The message such measures convey is quiet but unmistakable: Thailand will not allow its national interests to be reshaped by theatrical grievance or legal choreography. Nor will it allow its territorial ambiguity to be manipulated into symbolic concessions that later become permanent fixtures on diplomatic maps.
This logic lies at the heart of modern strategic posture. Cambodia has refined the use of legal symbolism and moral signaling as geopolitical tools. Thailand must now master its own counter-language, one based not in provocation, but in resolve; not in escalation, but in multi-domain readiness. The tools already exist. They have been tested, validated, and deployed in other theaters. They do not require new doctrines or public declarations. What they require is conviction.
And conviction, properly measured, becomes deterrence. It ensures that the next border dispute will not unfold on terms dictated from Phnom Penh, or The Hague. It ensures that ambiguity remains leverage, not liability. And it restores what Thailand has too often surrendered in the past: initiative.

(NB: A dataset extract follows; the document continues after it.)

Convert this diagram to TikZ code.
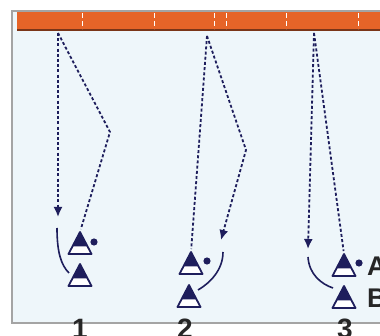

The necessity of this emerging doctrine lies not in pride but in stability. As Southeast Asia’s geopolitical currents shift, the conventions of old diplomacy no longer suffice. Thailand, while steadfast in its commitment to peace and cooperation, must refuse to serve as the default buffer for the nationalist gambits of its neighbors. If foreign governments opt to stir domestic sentiment through symbolic confrontation, the consequences must remain theirs, not absorbed by Bangkok. This evolving doctrine is not about provocation, nor is it a retreat into militarism; it is about reclaiming the sovereignty of narrative, territory, and strategic agency. No country should be permitted to externalize its internal fragilities under the guise of patriotic assertion. For Thailand, the path forward lies in calm resolve and calibrated strength, not to threaten, but to deter; not to escalate, but to command respect. Silence is no longer strategic. Measured clarity is.